TASK PROMPT: Return all lines that include the string "with".
# # # # # # #
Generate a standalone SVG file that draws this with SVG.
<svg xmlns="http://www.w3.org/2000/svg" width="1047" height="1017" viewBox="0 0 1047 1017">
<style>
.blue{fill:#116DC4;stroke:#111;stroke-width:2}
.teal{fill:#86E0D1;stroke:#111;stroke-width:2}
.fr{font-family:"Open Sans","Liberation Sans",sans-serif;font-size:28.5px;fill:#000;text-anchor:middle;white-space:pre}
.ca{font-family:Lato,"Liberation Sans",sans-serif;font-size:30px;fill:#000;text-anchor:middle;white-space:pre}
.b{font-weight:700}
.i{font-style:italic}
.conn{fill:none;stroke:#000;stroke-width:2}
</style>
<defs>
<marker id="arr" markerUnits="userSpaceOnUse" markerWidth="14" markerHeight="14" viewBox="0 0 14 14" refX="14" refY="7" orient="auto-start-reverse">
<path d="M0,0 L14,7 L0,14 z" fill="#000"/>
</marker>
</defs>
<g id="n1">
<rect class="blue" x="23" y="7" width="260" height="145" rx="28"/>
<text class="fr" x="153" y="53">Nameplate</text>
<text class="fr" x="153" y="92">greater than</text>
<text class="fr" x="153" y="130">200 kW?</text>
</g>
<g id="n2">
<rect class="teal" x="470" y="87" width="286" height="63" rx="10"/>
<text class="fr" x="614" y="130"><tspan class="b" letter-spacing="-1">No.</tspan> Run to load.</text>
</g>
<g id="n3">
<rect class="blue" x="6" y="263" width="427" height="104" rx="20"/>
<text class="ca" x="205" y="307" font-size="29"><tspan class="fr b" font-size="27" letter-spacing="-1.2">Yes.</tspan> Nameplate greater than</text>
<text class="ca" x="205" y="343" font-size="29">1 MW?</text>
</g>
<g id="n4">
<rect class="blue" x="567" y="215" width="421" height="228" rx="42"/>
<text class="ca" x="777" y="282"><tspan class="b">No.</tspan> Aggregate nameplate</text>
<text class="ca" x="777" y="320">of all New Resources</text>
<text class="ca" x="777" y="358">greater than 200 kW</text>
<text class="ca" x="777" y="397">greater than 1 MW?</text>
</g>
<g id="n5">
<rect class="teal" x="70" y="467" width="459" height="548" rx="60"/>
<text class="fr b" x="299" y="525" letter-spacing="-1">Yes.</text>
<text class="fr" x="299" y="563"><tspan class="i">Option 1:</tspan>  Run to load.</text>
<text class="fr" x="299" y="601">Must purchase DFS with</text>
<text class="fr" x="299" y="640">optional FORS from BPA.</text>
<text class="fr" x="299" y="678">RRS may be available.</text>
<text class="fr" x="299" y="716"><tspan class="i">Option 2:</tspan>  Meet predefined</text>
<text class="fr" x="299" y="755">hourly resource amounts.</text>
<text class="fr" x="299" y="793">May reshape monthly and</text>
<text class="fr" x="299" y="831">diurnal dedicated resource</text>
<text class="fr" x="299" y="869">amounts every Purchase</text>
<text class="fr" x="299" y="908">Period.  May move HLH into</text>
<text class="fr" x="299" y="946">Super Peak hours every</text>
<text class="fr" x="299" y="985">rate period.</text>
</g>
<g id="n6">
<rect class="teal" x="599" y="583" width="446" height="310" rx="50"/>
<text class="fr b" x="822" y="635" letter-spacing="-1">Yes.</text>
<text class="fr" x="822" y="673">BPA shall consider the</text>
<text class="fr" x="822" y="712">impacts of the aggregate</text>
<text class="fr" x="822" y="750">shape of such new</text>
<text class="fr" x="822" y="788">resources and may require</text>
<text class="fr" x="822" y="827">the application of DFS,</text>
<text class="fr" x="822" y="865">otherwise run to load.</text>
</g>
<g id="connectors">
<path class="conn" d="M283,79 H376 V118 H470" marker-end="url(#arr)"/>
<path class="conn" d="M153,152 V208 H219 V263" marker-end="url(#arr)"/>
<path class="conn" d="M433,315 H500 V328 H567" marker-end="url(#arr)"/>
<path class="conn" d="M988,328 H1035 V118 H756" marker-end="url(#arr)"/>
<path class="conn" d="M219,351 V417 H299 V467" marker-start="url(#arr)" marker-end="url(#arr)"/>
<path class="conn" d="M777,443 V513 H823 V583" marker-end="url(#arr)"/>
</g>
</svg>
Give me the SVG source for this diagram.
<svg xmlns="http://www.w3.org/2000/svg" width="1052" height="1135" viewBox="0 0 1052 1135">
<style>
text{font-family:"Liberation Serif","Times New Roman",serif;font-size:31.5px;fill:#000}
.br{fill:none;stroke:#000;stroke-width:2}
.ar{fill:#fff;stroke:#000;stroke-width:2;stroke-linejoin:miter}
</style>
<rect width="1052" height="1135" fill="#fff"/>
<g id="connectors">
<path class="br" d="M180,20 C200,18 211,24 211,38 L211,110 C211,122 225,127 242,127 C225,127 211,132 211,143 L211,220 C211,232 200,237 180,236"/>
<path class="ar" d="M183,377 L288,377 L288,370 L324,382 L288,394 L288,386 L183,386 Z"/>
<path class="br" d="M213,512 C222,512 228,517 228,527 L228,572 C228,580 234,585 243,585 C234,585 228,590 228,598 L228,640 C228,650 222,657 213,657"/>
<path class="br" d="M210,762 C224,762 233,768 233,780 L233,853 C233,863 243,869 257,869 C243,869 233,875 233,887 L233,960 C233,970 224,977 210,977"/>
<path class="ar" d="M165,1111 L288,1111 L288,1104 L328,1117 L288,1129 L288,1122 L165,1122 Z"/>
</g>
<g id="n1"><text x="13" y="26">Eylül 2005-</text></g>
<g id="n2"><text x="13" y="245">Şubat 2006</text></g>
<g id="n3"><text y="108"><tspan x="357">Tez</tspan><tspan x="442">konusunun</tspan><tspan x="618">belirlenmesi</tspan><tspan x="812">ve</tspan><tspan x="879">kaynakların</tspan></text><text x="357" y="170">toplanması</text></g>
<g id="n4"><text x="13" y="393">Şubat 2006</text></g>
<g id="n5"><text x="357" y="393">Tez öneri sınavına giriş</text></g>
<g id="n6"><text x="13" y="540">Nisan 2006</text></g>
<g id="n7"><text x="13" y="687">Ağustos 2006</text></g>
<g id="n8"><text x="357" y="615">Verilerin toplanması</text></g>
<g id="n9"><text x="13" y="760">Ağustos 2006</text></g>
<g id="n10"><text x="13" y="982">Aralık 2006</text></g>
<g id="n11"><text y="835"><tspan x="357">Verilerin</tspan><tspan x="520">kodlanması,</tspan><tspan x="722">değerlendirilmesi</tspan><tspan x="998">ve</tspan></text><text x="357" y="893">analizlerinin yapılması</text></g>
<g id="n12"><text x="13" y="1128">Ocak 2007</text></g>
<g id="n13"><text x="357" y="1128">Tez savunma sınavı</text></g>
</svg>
# # # # # # #
EXPECTED OUTPUT:
Generate a standalone SVG file that draws this with SVG.
<text class="fr" x="299" y="601">Must purchase DFS with</text>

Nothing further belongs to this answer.